Code that draws figures
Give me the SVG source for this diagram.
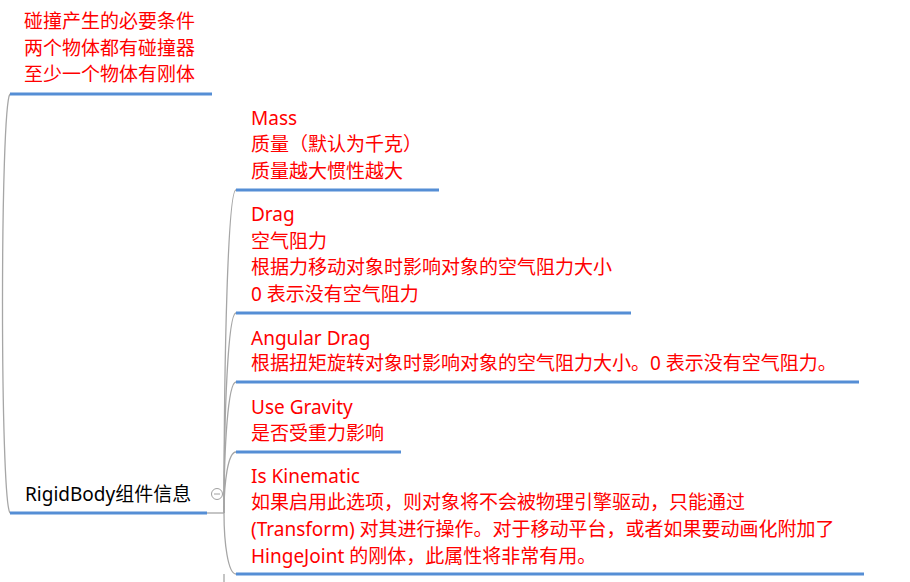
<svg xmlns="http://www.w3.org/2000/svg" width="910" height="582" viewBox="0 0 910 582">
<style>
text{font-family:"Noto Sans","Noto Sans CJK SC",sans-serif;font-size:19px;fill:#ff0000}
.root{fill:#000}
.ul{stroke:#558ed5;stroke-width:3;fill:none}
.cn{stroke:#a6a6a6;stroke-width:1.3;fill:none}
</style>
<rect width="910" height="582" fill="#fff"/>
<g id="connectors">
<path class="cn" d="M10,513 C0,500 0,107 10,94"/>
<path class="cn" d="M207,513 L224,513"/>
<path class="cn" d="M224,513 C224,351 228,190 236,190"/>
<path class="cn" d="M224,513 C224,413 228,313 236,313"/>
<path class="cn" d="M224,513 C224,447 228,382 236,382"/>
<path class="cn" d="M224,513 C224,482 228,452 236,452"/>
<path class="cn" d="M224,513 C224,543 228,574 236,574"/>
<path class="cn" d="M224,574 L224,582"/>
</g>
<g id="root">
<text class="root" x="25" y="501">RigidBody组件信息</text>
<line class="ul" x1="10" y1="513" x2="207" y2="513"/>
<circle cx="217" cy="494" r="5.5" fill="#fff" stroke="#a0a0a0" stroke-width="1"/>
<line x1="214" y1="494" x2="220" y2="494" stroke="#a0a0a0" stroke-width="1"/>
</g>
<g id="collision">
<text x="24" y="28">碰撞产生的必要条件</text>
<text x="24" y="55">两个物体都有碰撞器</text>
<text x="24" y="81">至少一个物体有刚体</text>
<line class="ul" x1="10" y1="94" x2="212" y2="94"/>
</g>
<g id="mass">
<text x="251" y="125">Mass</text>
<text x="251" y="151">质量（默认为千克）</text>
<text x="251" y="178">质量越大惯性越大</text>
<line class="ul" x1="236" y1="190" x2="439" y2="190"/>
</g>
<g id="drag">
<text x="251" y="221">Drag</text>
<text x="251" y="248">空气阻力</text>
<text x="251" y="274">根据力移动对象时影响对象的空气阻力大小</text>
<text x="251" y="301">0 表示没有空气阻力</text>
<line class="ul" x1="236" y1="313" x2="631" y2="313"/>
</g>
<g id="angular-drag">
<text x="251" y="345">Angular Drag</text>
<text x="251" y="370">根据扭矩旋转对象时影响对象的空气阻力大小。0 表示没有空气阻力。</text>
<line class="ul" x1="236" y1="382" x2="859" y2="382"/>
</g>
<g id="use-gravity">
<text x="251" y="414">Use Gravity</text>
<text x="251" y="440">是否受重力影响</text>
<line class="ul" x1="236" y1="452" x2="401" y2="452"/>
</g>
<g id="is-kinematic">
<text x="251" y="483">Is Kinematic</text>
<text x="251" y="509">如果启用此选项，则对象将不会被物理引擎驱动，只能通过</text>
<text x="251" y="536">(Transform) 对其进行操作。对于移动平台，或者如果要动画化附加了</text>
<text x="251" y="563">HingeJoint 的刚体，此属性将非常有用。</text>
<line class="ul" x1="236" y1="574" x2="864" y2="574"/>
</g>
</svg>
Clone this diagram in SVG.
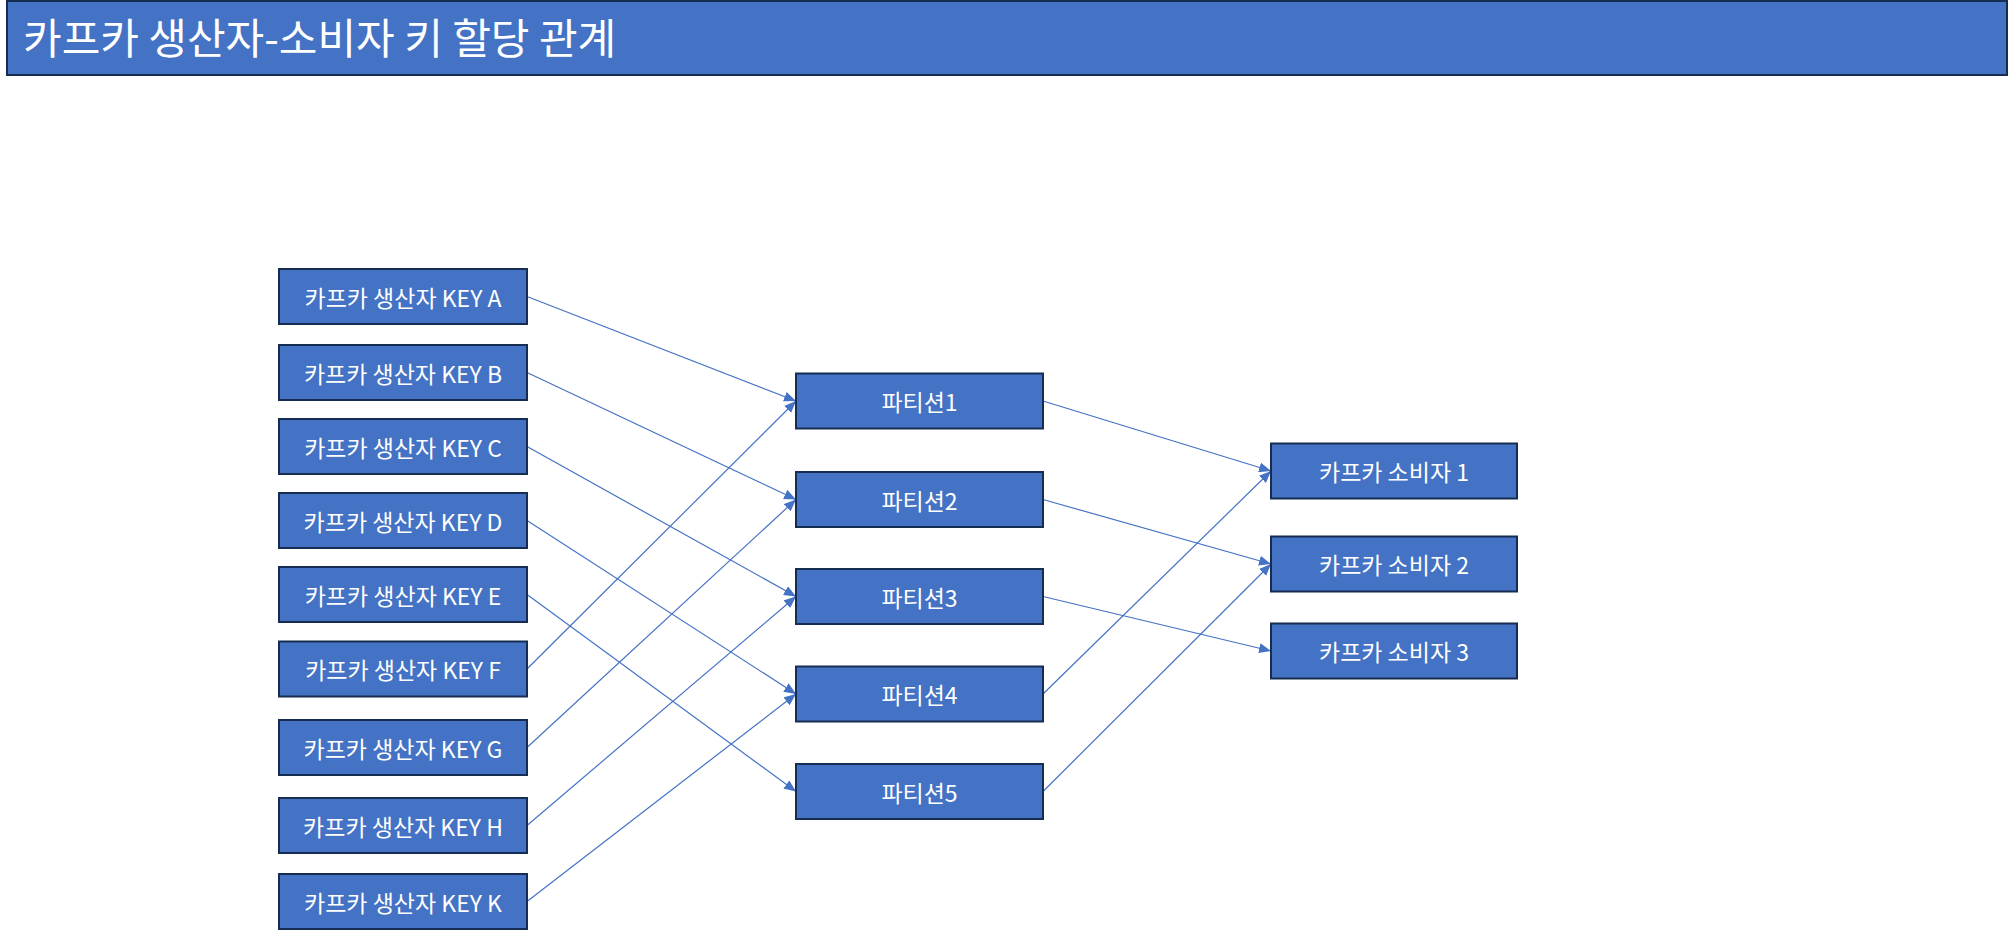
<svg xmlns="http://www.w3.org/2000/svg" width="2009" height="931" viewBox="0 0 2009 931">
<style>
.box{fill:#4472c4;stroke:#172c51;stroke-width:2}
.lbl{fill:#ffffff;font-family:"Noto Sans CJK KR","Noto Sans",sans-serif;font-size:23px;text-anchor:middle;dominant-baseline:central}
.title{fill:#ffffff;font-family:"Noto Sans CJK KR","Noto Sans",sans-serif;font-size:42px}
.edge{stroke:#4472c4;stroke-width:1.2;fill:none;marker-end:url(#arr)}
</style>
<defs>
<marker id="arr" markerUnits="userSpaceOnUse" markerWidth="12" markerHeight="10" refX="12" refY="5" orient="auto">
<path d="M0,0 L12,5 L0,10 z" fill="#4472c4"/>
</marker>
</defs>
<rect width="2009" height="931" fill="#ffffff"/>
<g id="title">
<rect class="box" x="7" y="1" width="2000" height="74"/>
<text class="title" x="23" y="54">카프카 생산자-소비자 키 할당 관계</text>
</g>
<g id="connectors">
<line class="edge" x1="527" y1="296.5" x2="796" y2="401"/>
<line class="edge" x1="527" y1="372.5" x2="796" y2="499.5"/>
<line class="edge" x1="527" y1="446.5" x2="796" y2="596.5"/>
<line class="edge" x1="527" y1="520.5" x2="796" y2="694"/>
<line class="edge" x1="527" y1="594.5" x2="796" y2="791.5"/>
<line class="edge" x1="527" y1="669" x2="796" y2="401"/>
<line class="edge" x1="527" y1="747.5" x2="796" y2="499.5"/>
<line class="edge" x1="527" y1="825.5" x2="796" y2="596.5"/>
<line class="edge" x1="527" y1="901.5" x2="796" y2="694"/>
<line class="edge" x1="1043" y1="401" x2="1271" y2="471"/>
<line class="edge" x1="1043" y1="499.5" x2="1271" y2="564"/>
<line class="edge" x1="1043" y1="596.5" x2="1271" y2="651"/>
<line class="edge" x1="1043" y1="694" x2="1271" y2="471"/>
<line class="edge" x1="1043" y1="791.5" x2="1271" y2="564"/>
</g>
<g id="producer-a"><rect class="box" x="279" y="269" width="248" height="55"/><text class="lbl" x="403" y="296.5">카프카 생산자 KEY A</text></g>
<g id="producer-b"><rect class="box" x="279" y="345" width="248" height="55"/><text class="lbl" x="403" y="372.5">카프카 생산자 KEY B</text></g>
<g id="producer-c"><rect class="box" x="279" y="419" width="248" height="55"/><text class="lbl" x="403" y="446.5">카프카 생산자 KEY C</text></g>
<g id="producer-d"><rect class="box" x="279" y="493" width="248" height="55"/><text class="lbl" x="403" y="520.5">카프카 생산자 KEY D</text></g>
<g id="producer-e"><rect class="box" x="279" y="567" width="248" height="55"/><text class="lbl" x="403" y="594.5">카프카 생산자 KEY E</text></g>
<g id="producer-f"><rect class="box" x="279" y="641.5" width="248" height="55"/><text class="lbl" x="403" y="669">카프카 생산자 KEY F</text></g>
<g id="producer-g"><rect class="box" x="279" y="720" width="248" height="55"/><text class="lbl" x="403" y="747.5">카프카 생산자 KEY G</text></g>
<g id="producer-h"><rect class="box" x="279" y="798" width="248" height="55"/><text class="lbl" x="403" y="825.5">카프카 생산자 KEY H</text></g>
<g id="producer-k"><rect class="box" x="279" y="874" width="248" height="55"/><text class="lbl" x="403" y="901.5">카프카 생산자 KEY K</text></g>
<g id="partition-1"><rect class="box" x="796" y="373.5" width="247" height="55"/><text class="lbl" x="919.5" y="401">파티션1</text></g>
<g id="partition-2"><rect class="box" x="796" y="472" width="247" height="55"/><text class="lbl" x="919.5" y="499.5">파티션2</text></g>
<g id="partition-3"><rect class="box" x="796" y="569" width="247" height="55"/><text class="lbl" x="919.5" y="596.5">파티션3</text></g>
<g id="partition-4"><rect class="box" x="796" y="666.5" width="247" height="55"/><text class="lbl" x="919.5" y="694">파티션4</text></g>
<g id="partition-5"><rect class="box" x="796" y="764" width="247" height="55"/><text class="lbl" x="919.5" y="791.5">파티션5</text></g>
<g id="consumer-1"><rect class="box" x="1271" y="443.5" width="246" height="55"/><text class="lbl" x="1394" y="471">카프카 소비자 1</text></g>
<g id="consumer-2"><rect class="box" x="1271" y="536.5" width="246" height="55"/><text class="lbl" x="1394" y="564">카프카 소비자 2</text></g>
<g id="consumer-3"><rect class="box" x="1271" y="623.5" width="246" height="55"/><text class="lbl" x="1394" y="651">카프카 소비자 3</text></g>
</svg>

- [Exercise]: Print out every entry above without changing a word, and leave out the pictures.

- [Response to the task]:
Give me the SVG source for this diagram.
<svg xmlns="http://www.w3.org/2000/svg" width="910" height="582" viewBox="0 0 910 582">
<style>
text{font-family:"Noto Sans","Noto Sans CJK SC",sans-serif;font-size:19px;fill:#ff0000}
.root{fill:#000}
.ul{stroke:#558ed5;stroke-width:3;fill:none}
.cn{stroke:#a6a6a6;stroke-width:1.3;fill:none}
</style>
<rect width="910" height="582" fill="#fff"/>
<g id="connectors">
<path class="cn" d="M10,513 C0,500 0,107 10,94"/>
<path class="cn" d="M207,513 L224,513"/>
<path class="cn" d="M224,513 C224,351 228,190 236,190"/>
<path class="cn" d="M224,513 C224,413 228,313 236,313"/>
<path class="cn" d="M224,513 C224,447 228,382 236,382"/>
<path class="cn" d="M224,513 C224,482 228,452 236,452"/>
<path class="cn" d="M224,513 C224,543 228,574 236,574"/>
<path class="cn" d="M224,574 L224,582"/>
</g>
<g id="root">
<text class="root" x="25" y="501">RigidBody组件信息</text>
<line class="ul" x1="10" y1="513" x2="207" y2="513"/>
<circle cx="217" cy="494" r="5.5" fill="#fff" stroke="#a0a0a0" stroke-width="1"/>
<line x1="214" y1="494" x2="220" y2="494" stroke="#a0a0a0" stroke-width="1"/>
</g>
<g id="collision">
<text x="24" y="28">碰撞产生的必要条件</text>
<text x="24" y="55">两个物体都有碰撞器</text>
<text x="24" y="81">至少一个物体有刚体</text>
<line class="ul" x1="10" y1="94" x2="212" y2="94"/>
</g>
<g id="mass">
<text x="251" y="125">Mass</text>
<text x="251" y="151">质量（默认为千克）</text>
<text x="251" y="178">质量越大惯性越大</text>
<line class="ul" x1="236" y1="190" x2="439" y2="190"/>
</g>
<g id="drag">
<text x="251" y="221">Drag</text>
<text x="251" y="248">空气阻力</text>
<text x="251" y="274">根据力移动对象时影响对象的空气阻力大小</text>
<text x="251" y="301">0 表示没有空气阻力</text>
<line class="ul" x1="236" y1="313" x2="631" y2="313"/>
</g>
<g id="angular-drag">
<text x="251" y="345">Angular Drag</text>
<text x="251" y="370">根据扭矩旋转对象时影响对象的空气阻力大小。0 表示没有空气阻力。</text>
<line class="ul" x1="236" y1="382" x2="859" y2="382"/>
</g>
<g id="use-gravity">
<text x="251" y="414">Use Gravity</text>
<text x="251" y="440">是否受重力影响</text>
<line class="ul" x1="236" y1="452" x2="401" y2="452"/>
</g>
<g id="is-kinematic">
<text x="251" y="483">Is Kinematic</text>
<text x="251" y="509">如果启用此选项，则对象将不会被物理引擎驱动，只能通过</text>
<text x="251" y="536">(Transform) 对其进行操作。对于移动平台，或者如果要动画化附加了</text>
<text x="251" y="563">HingeJoint 的刚体，此属性将非常有用。</text>
<line class="ul" x1="236" y1="574" x2="864" y2="574"/>
</g>
</svg>
Clone this diagram in SVG.
<svg xmlns="http://www.w3.org/2000/svg" width="2009" height="931" viewBox="0 0 2009 931">
<style>
.box{fill:#4472c4;stroke:#172c51;stroke-width:2}
.lbl{fill:#ffffff;font-family:"Noto Sans CJK KR","Noto Sans",sans-serif;font-size:23px;text-anchor:middle;dominant-baseline:central}
.title{fill:#ffffff;font-family:"Noto Sans CJK KR","Noto Sans",sans-serif;font-size:42px}
.edge{stroke:#4472c4;stroke-width:1.2;fill:none;marker-end:url(#arr)}
</style>
<defs>
<marker id="arr" markerUnits="userSpaceOnUse" markerWidth="12" markerHeight="10" refX="12" refY="5" orient="auto">
<path d="M0,0 L12,5 L0,10 z" fill="#4472c4"/>
</marker>
</defs>
<rect width="2009" height="931" fill="#ffffff"/>
<g id="title">
<rect class="box" x="7" y="1" width="2000" height="74"/>
<text class="title" x="23" y="54">카프카 생산자-소비자 키 할당 관계</text>
</g>
<g id="connectors">
<line class="edge" x1="527" y1="296.5" x2="796" y2="401"/>
<line class="edge" x1="527" y1="372.5" x2="796" y2="499.5"/>
<line class="edge" x1="527" y1="446.5" x2="796" y2="596.5"/>
<line class="edge" x1="527" y1="520.5" x2="796" y2="694"/>
<line class="edge" x1="527" y1="594.5" x2="796" y2="791.5"/>
<line class="edge" x1="527" y1="669" x2="796" y2="401"/>
<line class="edge" x1="527" y1="747.5" x2="796" y2="499.5"/>
<line class="edge" x1="527" y1="825.5" x2="796" y2="596.5"/>
<line class="edge" x1="527" y1="901.5" x2="796" y2="694"/>
<line class="edge" x1="1043" y1="401" x2="1271" y2="471"/>
<line class="edge" x1="1043" y1="499.5" x2="1271" y2="564"/>
<line class="edge" x1="1043" y1="596.5" x2="1271" y2="651"/>
<line class="edge" x1="1043" y1="694" x2="1271" y2="471"/>
<line class="edge" x1="1043" y1="791.5" x2="1271" y2="564"/>
</g>
<g id="producer-a"><rect class="box" x="279" y="269" width="248" height="55"/><text class="lbl" x="403" y="296.5">카프카 생산자 KEY A</text></g>
<g id="producer-b"><rect class="box" x="279" y="345" width="248" height="55"/><text class="lbl" x="403" y="372.5">카프카 생산자 KEY B</text></g>
<g id="producer-c"><rect class="box" x="279" y="419" width="248" height="55"/><text class="lbl" x="403" y="446.5">카프카 생산자 KEY C</text></g>
<g id="producer-d"><rect class="box" x="279" y="493" width="248" height="55"/><text class="lbl" x="403" y="520.5">카프카 생산자 KEY D</text></g>
<g id="producer-e"><rect class="box" x="279" y="567" width="248" height="55"/><text class="lbl" x="403" y="594.5">카프카 생산자 KEY E</text></g>
<g id="producer-f"><rect class="box" x="279" y="641.5" width="248" height="55"/><text class="lbl" x="403" y="669">카프카 생산자 KEY F</text></g>
<g id="producer-g"><rect class="box" x="279" y="720" width="248" height="55"/><text class="lbl" x="403" y="747.5">카프카 생산자 KEY G</text></g>
<g id="producer-h"><rect class="box" x="279" y="798" width="248" height="55"/><text class="lbl" x="403" y="825.5">카프카 생산자 KEY H</text></g>
<g id="producer-k"><rect class="box" x="279" y="874" width="248" height="55"/><text class="lbl" x="403" y="901.5">카프카 생산자 KEY K</text></g>
<g id="partition-1"><rect class="box" x="796" y="373.5" width="247" height="55"/><text class="lbl" x="919.5" y="401">파티션1</text></g>
<g id="partition-2"><rect class="box" x="796" y="472" width="247" height="55"/><text class="lbl" x="919.5" y="499.5">파티션2</text></g>
<g id="partition-3"><rect class="box" x="796" y="569" width="247" height="55"/><text class="lbl" x="919.5" y="596.5">파티션3</text></g>
<g id="partition-4"><rect class="box" x="796" y="666.5" width="247" height="55"/><text class="lbl" x="919.5" y="694">파티션4</text></g>
<g id="partition-5"><rect class="box" x="796" y="764" width="247" height="55"/><text class="lbl" x="919.5" y="791.5">파티션5</text></g>
<g id="consumer-1"><rect class="box" x="1271" y="443.5" width="246" height="55"/><text class="lbl" x="1394" y="471">카프카 소비자 1</text></g>
<g id="consumer-2"><rect class="box" x="1271" y="536.5" width="246" height="55"/><text class="lbl" x="1394" y="564">카프카 소비자 2</text></g>
<g id="consumer-3"><rect class="box" x="1271" y="623.5" width="246" height="55"/><text class="lbl" x="1394" y="651">카프카 소비자 3</text></g>
</svg>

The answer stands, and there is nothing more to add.